Zoe Kritzer

You ever been smacked over the head with a revelation? Like, you are one way your whole life and then one thing happens and BAM! You are changed forever? That happened to me about a year ago when I listened to this NPR podcast on a walk around the reservoir. The thesis of this episode is that there’s this professor guy who had this radical idea of acting on his morals. He visited a slaughter house in college, and gave up meat the next week. He witnessed the horrors of poverty and then devoted 25% of his income to charity. Bam. See a wrong, right it. Simple as that. And I’m hearing this, mind blown, and I’m like, I gotta do something. I figure it can’t be that hard. I mean, that’s the classic movie trope. Young idealist meets world and world responds openly and lovingly to young idealist’s ideas. I’m pretty sure how that’s how that goes.

Shockingly, being a good person is hard. When I proposed vegetarianism to my mom, she laughed me out of the kitchen.  Turns out it’s impossible to cost effectively feed six people using tofu and beans. Do you know how many beans equal one meatball? I don’t know, but it’s too many beans. I tried emailing my representatives about issues that were important to me, but they were not interested in responding. All of my attempts to get my friends to join me at the food pantry failed spectacularly, and sadly I was too broke to give money to anyone. My brief experiment in the world of being a good person was a disaster. But I still cared about the world. The environment. Racial inequity. Wealth inequality. Homelessness. The foster care system. Food insecurity. The opioid epidemic. The shrinking middle class. AI, Amazon, contaminated drinking water, the astonishing brutality of the Congolese coltan mining industry. Point is, there is a lot of stuff to worry about. Too much stuff! It’s the opposite of an embarrassment of riches. An embarrassment of no money and sadness. That’s the thing about activism. There are way too many problems to fix at once. And even if you can focus on one, 99 times out of 100, it ends in failure. Blistering, burning, rage filled failure. And you just gotta take it and try again, because that 1 in 100 opportunity will change the world. That 99% rejection rate is tough to take alone. I learned that the hard way.

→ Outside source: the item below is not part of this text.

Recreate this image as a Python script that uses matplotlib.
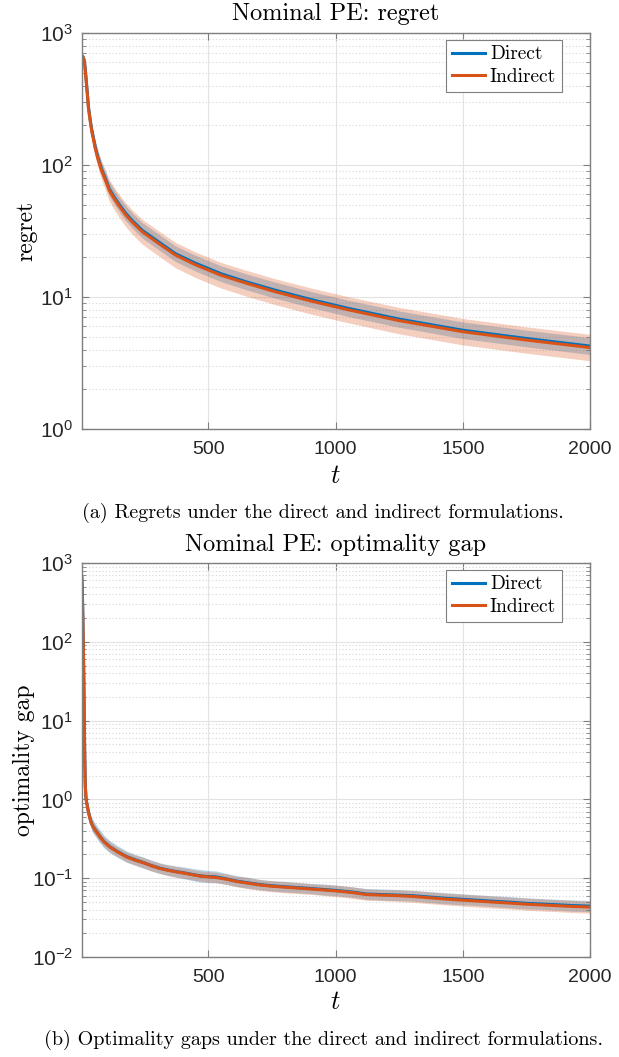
import numpy as np
import matplotlib
matplotlib.use('Agg')
import matplotlib.pyplot as plt
from matplotlib.ticker import LogLocator, NullFormatter

plt.rcParams['font.family'] = 'Liberation Sans'
plt.rcParams['mathtext.fontset'] = 'cm'
plt.rcParams['mathtext.rm'] = 'Liberation Sans'
plt.rcParams['mathtext.it'] = 'Liberation Sans:italic'
plt.rcParams['mathtext.bf'] = 'Liberation Sans:bold'
plt.rcParams['mathtext.sf'] = 'Liberation Sans'

BLUE = '#0072BD'
ORANGE = '#D95319'
SERIF = 'cmr10'

# ---- panel (a): regret ----
t_reg = [1, 4, 8, 12, 16, 20, 24, 28, 35, 41, 48, 54, 65, 80, 95, 110, 130,
         150, 175, 200, 240, 300, 370, 450, 550, 650, 760, 900, 1050, 1250,
         1500, 1750, 2000]
reg_direct = [680, 672, 655, 620, 530, 430, 350, 280, 222, 186, 160, 140, 115,
              93, 79, 66, 57, 50, 43, 38, 32, 26.5, 21.3, 18.0, 15.0, 13.0,
              11.3, 9.6, 8.2, 6.8, 5.6, 4.85, 4.25]
reg_indirect = [680, 671, 650, 608, 515, 418, 340, 272, 216, 181, 156, 136, 112,
                90.5, 77, 64.3, 55.5, 48.7, 41.9, 37.0, 31.2, 25.8, 20.8, 17.5,
                14.6, 12.7, 11.0, 9.35, 8.0, 6.62, 5.46, 4.72, 4.14]
# half widths of the shaded bands, in decades
reg_direct_hw = [0, 0, 0.004, 0.008, 0.012, 0.016, 0.02, 0.024, 0.03, 0.035,
                 0.04, 0.043, 0.047, 0.05, 0.052, 0.054, 0.055, 0.056, 0.057,
                 0.058, 0.058, 0.059, 0.059, 0.06, 0.06, 0.06, 0.061, 0.061,
                 0.062, 0.062, 0.063, 0.063, 0.064]
reg_indirect_hw = [0, 0, 0.006, 0.012, 0.018, 0.024, 0.03, 0.036, 0.044, 0.05,
                   0.056, 0.06, 0.066, 0.072, 0.077, 0.081, 0.085, 0.088, 0.09,
                   0.092, 0.094, 0.095, 0.096, 0.097, 0.097, 0.098, 0.098,
                   0.099, 0.099, 0.1, 0.1, 0.1, 0.1]

# ---- panel (b): optimality gap ----
t_gap = [1, 2, 4, 6, 8, 10, 12, 14, 16, 19, 24, 28, 34, 40, 47, 60, 73, 90,
         113, 140, 178, 210, 244, 275, 309, 340, 375, 410, 440, 470, 499, 530,
         571, 610, 650, 702, 750, 800, 850, 900, 950, 1000, 1060, 1121, 1180,
         1246, 1300, 1360, 1420, 1496, 1560, 1620, 1690, 1749, 1810, 1870,
         1930, 2000]
gap_direct = [710, 690, 480, 240, 100, 38, 10, 3.2, 1.5, 1.02, 0.82, 0.7, 0.58,
              0.5, 0.45, 0.39, 0.34, 0.29, 0.25, 0.22, 0.188, 0.172, 0.158,
              0.145, 0.134, 0.127, 0.121, 0.116, 0.111, 0.107, 0.105, 0.104,
              0.098, 0.092, 0.088, 0.083, 0.080, 0.078, 0.076, 0.074, 0.072,
              0.070, 0.067, 0.063, 0.062, 0.061, 0.060, 0.058, 0.056, 0.054,
              0.0525, 0.051, 0.0495, 0.048, 0.047, 0.046, 0.045, 0.0442]
gap_indirect = [705, 685, 470, 232, 96, 36, 9.5, 3.0, 1.45, 1.0, 0.81, 0.69,
                0.575, 0.495, 0.445, 0.385, 0.337, 0.288, 0.248, 0.218, 0.186,
                0.170, 0.157, 0.144, 0.133, 0.126, 0.120, 0.115, 0.110, 0.106,
                0.104, 0.102, 0.097, 0.091, 0.087, 0.082, 0.079, 0.077, 0.075,
                0.073, 0.071, 0.069, 0.066, 0.062, 0.0610, 0.0600, 0.0588,
                0.0567, 0.0547, 0.0527, 0.0512, 0.0497, 0.0482, 0.0468, 0.0458,
                0.0448, 0.0438, 0.0430]
gap_direct_hw = [0, 0, 0, 0, 0, 0.005, 0.01, 0.02, 0.03, 0.045, 0.06, 0.07,
                 0.08, 0.085, 0.085, 0.08, 0.085, 0.08, 0.078, 0.075, 0.072,
                 0.07, 0.072, 0.07, 0.068, 0.07, 0.072, 0.075, 0.078, 0.08,
                 0.078, 0.075, 0.07, 0.068, 0.07, 0.066, 0.065, 0.068, 0.066,
                 0.065, 0.07, 0.068, 0.066, 0.07, 0.072, 0.07, 0.068, 0.07,
                 0.072, 0.07, 0.068, 0.07, 0.072, 0.07, 0.068, 0.07, 0.072,
                 0.07]
gap_indirect_hw = [0, 0, 0, 0, 0, 0.004, 0.008, 0.016, 0.025, 0.038, 0.05,
                   0.058, 0.065, 0.068, 0.068, 0.065, 0.066, 0.064, 0.063,
                   0.062, 0.062, 0.063, 0.065, 0.066, 0.065, 0.066, 0.067,
                   0.066, 0.065, 0.066, 0.068, 0.066, 0.067, 0.068, 0.07,
                   0.068, 0.07, 0.072, 0.07, 0.068, 0.07, 0.072, 0.074, 0.072,
                   0.07, 0.074, 0.076, 0.075, 0.074, 0.076, 0.078, 0.076,
                   0.075, 0.077, 0.078, 0.076, 0.077, 0.078]

W, H = 619, 1057
fig = plt.figure(figsize=(W / 100, H / 100), dpi=100)


def px(x0, y0, x1, y1):
    return [x0 / W, 1 - y1 / H, (x1 - x0) / W, (y1 - y0) / H]


def band(ax, t, mid, hw, color):
    mid = np.array(mid)
    hw = np.array(hw)
    ax.fill_between(t, mid * 10 ** (-hw), mid * 10 ** hw, color=color,
                    alpha=0.28, linewidth=0)


def style(ax, ymin, ymax):
    ax.set_yscale('log')
    ax.set_xlim(1, 2000)
    ax.set_ylim(10.0 ** ymin, 10.0 ** ymax)
    ax.set_xticks([500, 1000, 1500, 2000])
    ax.set_xticklabels(['500', '1000', '1500', '2000'], fontsize=14,
                       color='#262626')
    ex = list(range(ymin, ymax + 1))
    ax.set_yticks([10.0 ** e for e in ex])
    labs = ax.set_yticklabels(['$10^{%d}$' % e for e in ex], fontsize=15,
                              color='#262626')
    for lb in labs:
        lb.set_math_fontfamily('custom')
    ax.yaxis.set_minor_locator(LogLocator(base=10, subs=np.arange(2, 10),
                                          numticks=20))
    ax.yaxis.set_minor_formatter(NullFormatter())
    ax.tick_params(which='both', direction='in', top=True, right=True,
                   color='#7f7f7f')
    ax.tick_params(which='major', length=5, width=0.8)
    ax.tick_params(which='minor', length=3, width=0.6)
    ax.tick_params(axis='x', pad=9)
    ax.tick_params(axis='y', pad=6)
    ax.grid(True, which='major', color='#e3e3e3', linewidth=0.8)
    ax.grid(True, which='minor', axis='y', color='#d6d6d6', linewidth=0.8,
            linestyle=(0, (1, 2)))
    ax.set_axisbelow(True)
    for s in ax.spines.values():
        s.set_color('#7f7f7f')
        s.set_linewidth(1.0)


def panel(ax, t, d, i, dhw, ihw):
    band(ax, t, d, dhw, BLUE)
    band(ax, t, i, ihw, ORANGE)
    ax.plot(t, d, color=BLUE, lw=2.2, label='Direct')
    ax.plot(t, i, color=ORANGE, lw=2.2, label='Indirect')
    leg = ax.legend(loc='upper right', bbox_to_anchor=(0.945, 0.983),
                    prop={'family': SERIF, 'size': 14}, fancybox=False,
                    framealpha=1, edgecolor='#7f7f7f', borderpad=0.3,
                    labelspacing=0.25, handlelength=1.7, handletextpad=0.25,
                    borderaxespad=0)
    leg.get_frame().set_linewidth(0.8)


ax1 = fig.add_axes(px(81.5, 33, 590, 429))
panel(ax1, t_reg, reg_direct, reg_indirect, reg_direct_hw, reg_indirect_hw)
style(ax1, 0, 3)

ax2 = fig.add_axes(px(81.5, 563, 590, 957))
panel(ax2, t_gap, gap_direct, gap_indirect, gap_direct_hw, gap_indirect_hw)
style(ax2, -2, 3)

cx = 335.75 / W
fig.text(cx, 1 - 14 / H, 'Nominal PE: regret', ha='center', va='center',
         family=SERIF, fontsize=17.5)
fig.text(cx, 1 - 545 / H, 'Nominal PE: optimality gap', ha='center',
         va='center', family=SERIF, fontsize=17.5)
fig.text(26 / W, 1 - 231 / H, 'regret', rotation=90, ha='center',
         va='center', family=SERIF, fontsize=17)
fig.text(24 / W, 1 - 760 / H, 'optimality gap', rotation=90, ha='center',
         va='center', family=SERIF, fontsize=17)
fig.text(cx, 1 - 476 / H, '$t$', ha='center', va='center', fontsize=19)
fig.text(cx, 1 - 1002 / H, '$t$', ha='center', va='center', fontsize=19)
fig.text(323 / W, 1 - 513 / H,
         '(a) Regrets under the direct and indirect formulations.',
         ha='center', va='center', family=SERIF, fontsize=14.5)
fig.text(323 / W, 1 - 1040 / H,
         '(b) Optimality gaps under the direct and indirect formulations.',
         ha='center', va='center', family=SERIF, fontsize=14.5)

fig.savefig('out.png', dpi=100)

Then I found Teen JUST-US. A light in the darkness. Suddenly I was surrounded by people who care. People who wanted to make a difference and would be willing to work for the chance to do so. It was a place where I didn’t feel stupid or sensitive for getting moved by a sentimental YouTube ad, I got inspired! To practice Tikkun Olam. To learn teshuva. I had a community behind me to help me through the hopeless moments and celebrate with me through the magical ones. I can only hope that every justice advocate ends up with a squad half as supportive and persevering as this one.